Voltando ao texto, Gênesis 5:30-31 registra que Lameque teve outros filhos e filhas (portanto Noé tinha irmãos, embora nenhum se juntou a ele na arca, pelo visto já poderiam ter falecido ou descrido) e morreu aos 777 anos. Aqui se encerra a genealogia vertical de Adão até Noé. O versículo 32 serve como transição: “Era Noé da idade de 500 anos, e gerou a Sem, Cam e Jafé.” Diferente dos antecessores, Noé não é dito ter gerado filhos aos 30, 100 ou 180 anos – somente aos 500 nos é informado de seus três filhos. Isso pode indicar que apenas por volta dos 500 anos Noé veio a ter sua prole (o que é tardio comparado aos outros), ou apenas ressalta que quando ele tinha 500 anos sua família nuclear estava completa com três filhos homens. De fato, em Gênesis 6:10 e 7:6 vemos que Noé tinha seus três filhos já adultos (provavelmente na faixa dos 100 anos) quando veio o Dilúvio. É possível que Sem, Cam e Jafé sejam mencionados fora de ordem de nascimento (Sem é citado primeiro por ser o ancestral do povo de Deus, Israel; cf. Gn 10:21 onde há discussão sobre Sem ou Jafé ser o mais velho). Em todo caso, Gênesis 5:32 apresenta Noé como pai de três filhos, ecoando um padrão que vimos com Adão (que teve três filhos nomeados: Caim, Abel, Sete) e que veremos com Terá (pai de Abraão, Naor e Harã). Este arranjo literário indica que um novo capítulo da história começará envolvendo esses filhos – no caso, o capítulo do Dilúvio e, posteriormente, das nações originadas dos três filhos de Noé.


É interessante notar que o capítulo 5 começa com “este é o livro das gerações de Adão” e, tecnicamente, deveria terminar antes de introduzir a próxima toledot.
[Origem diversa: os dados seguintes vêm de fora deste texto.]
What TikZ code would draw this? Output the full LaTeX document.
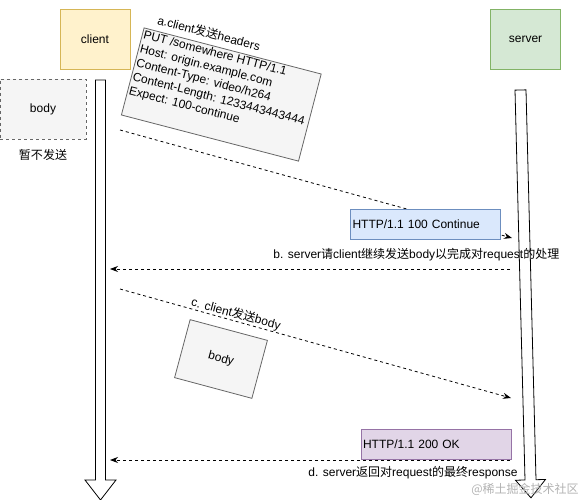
\documentclass[tikz,border=0pt]{standalone}
\usepackage{fontspec}
\setmainfont{Liberation Sans}
\newfontfamily\cjkfont{Noto Sans CJK SC}
\newcommand{\zh}[1]{{\cjkfont #1}}
\usetikzlibrary{arrows.meta}

\definecolor{yfill}{HTML}{FFF2CC}
\definecolor{ydraw}{HTML}{D6B656}
\definecolor{gfill}{HTML}{D5E8D4}
\definecolor{gdraw}{HTML}{82B366}
\definecolor{bfill}{HTML}{DAE8FC}
\definecolor{bdraw}{HTML}{6C8EBF}
\definecolor{pfill}{HTML}{E1D5E7}
\definecolor{pdraw}{HTML}{9673A6}
\definecolor{kfill}{HTML}{F5F5F5}
\definecolor{kdraw}{HTML}{666666}

\begin{document}
\begin{tikzpicture}[x=1pt, y=-1pt, line width=0.8pt,
    every node/.style={font=\fontsize{12}{14.5}\selectfont, inner sep=0pt},
    party/.style={draw, minimum width=70pt, minimum height=60pt},
    greybox/.style={draw=kdraw, fill=kfill},
    msgbox/.style={draw, minimum width=150pt, minimum height=30pt, text width=146pt, align=left},
    lifeline/.style={draw=black, fill=white},
    msg/.style={dash pattern=on 3pt off 3pt, -{Stealth[length=8pt,width=6pt]}}]

    \useasboundingbox (0,0) rectangle (581,500);

    % the two parties
    \node[party, fill=yfill, draw=ydraw] (C) at (95,39) {client};
    \node[party, fill=gfill, draw=gdraw] (S) at (525.5,39) {server};

    % body kept back for now
    \node[greybox, dashed, minimum width=86pt, minimum height=60pt] (B) at (43,109) {body};
    \node (hold) at (43,155) {\zh{暂不发送}};

    % lifelines as big arrows
    \draw[lifeline] (95.5,80) -- (105.5,80) -- (105.5,480) -- (116,480) -- (100.5,500)
        -- (85,480) -- (95.5,480) -- cycle;
    \begin{scope}[shift={(520.5,90)}, rotate=1.47]
        \draw[lifeline] (-5.5,0) -- (5.5,0) -- (5.5,390) -- (15,390) -- (0,408)
            -- (-15,390) -- (-5.5,390) -- cycle;
    \end{scope}

    % end points of the messages
    \coordinate (a1) at (120,130);
    \coordinate (a2) at (512,238);
    \coordinate (b1) at (510,269);
    \coordinate (b2) at (110,269);
    \coordinate (c1) at (120,289);
    \coordinate (c2) at (511,398);
    \coordinate (d1) at (510,460);
    \coordinate (d2) at (110,460);

    % messages
    \draw[msg] (a1) -- (a2);
    \draw[msg] (b1) -- (b2);
    \draw[msg] (c1) -- (c2);
    \draw[msg] (d1) -- (d2);

    % a. request headers
    \node[greybox, rotate=-14.6, minimum width=183pt, minimum height=90pt] (hdr) at (221.3,94.5) {};
    \node[rotate=-14.6, anchor=north west, align=left, inner sep=1.5pt] (hdrtxt) at (hdr.north west)
        {PUT /somewhere HTTP/1.1\\Host: origin.example.com\\Content-Type: video/h264\\
         Content-Length: 1233443443444\\Expect: 100-continue};
    \node[rotate=-14.6] (la) at (209,33) {a.client\zh{发送}headers};

    % b. 100 continue
    \node[msgbox, fill=bfill, draw=bdraw, inner sep=2pt] (R1) at (425.5,224) {HTTP/1.1 100 Continue};
    \node[anchor=west] (lb) at (273,255) {b. server\zh{请}client\zh{继续发送}body\zh{以完成对}request\zh{的处理}};

    % c. body
    \node[rotate=-15] (lc) at (236,314) {c. client\zh{发送}body};
    \node[greybox, rotate=-15, minimum width=80pt, minimum height=60pt] (B2) at (221,359) {body};

    % d. final response
    \node[msgbox, fill=pfill, draw=pdraw, inner sep=2pt] (R2) at (436,444) {HTTP/1.1 200 OK};
    \node[anchor=east] (ld) at (518,473) {d. server\zh{返回对}request\zh{的最终}response};

    \node[anchor=east, text=black!30] (wm) at (579,489) {\zh{@稀土掘金技术社区}};

\end{tikzpicture}
\end{document}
Alguns estudiosos, como Cassuto, argumentam que o trecho de Gênesis 6:1-8 (sobre a corrupção da humanidade e a decisão divina de enviar o Dilúvio) faz parte da seção iniciada em 5:1. Isso significa que, narrativamente, Noé e seus filhos são o fecho da era antediluviana e a ponte para a nova era pós-diluviana. O fato de termos três filhos nomeados sinaliza que a história deixará de ser simplesmente genealógica e passará a ser histórica/narrativa (como ocorreu em Gênesis 4 com os descendentes de Caim). De fato, Gênesis 6–9 focará em Noé e seus filhos atravessando o Dilúvio. Assim, a genealogia de Adão cumpre seu papel: ela liga o primeiro homem, Adão, ao novo “cabeça” da humanidade, Noé. Adam foi o fundador da humanidade pré-dilúvio; Noé será como que o “fundador” da humanidade pós-dilúvio, o pai de todos os povos atuais. Essa conexão reforça que há continuidade no plano de Deus: o mundo será julgado, mas a linhagem da promessa (a semente da mulher) será preservada em Noé para dar seguimento ao propósito divino de redenção.


Aliás, havia uma certa expectativa otimista implícita nessa linhagem: os justos esperavam dias melhores, talvez até uma restauração completa (como se nota no anseio de Lameque). Gênesis 5, com toda a sua solenidade, quase passa um tom de “calma antes da tempestade” – longas vidas, aparentemente prosperidade e fé preservada. Porém, como o capítulo 6 revelará, a maioria da humanidade se corrompia, e o próprio Lameque, ao morrer, não viu seus ideais realizados plenamente. O consolo veio apenas parcial e dolorosamente (via Dilúvio). Lameque disse “este nos consolará”, mas em vez de confortar a todos, Noé salvou apenas a si e sua família. Isso nos lembra que os planos de Deus podem se cumprir de forma diferente de nossas expectativas humanas, porém cumprem-se perfeitamente dentro do propósito maior que Ele tem.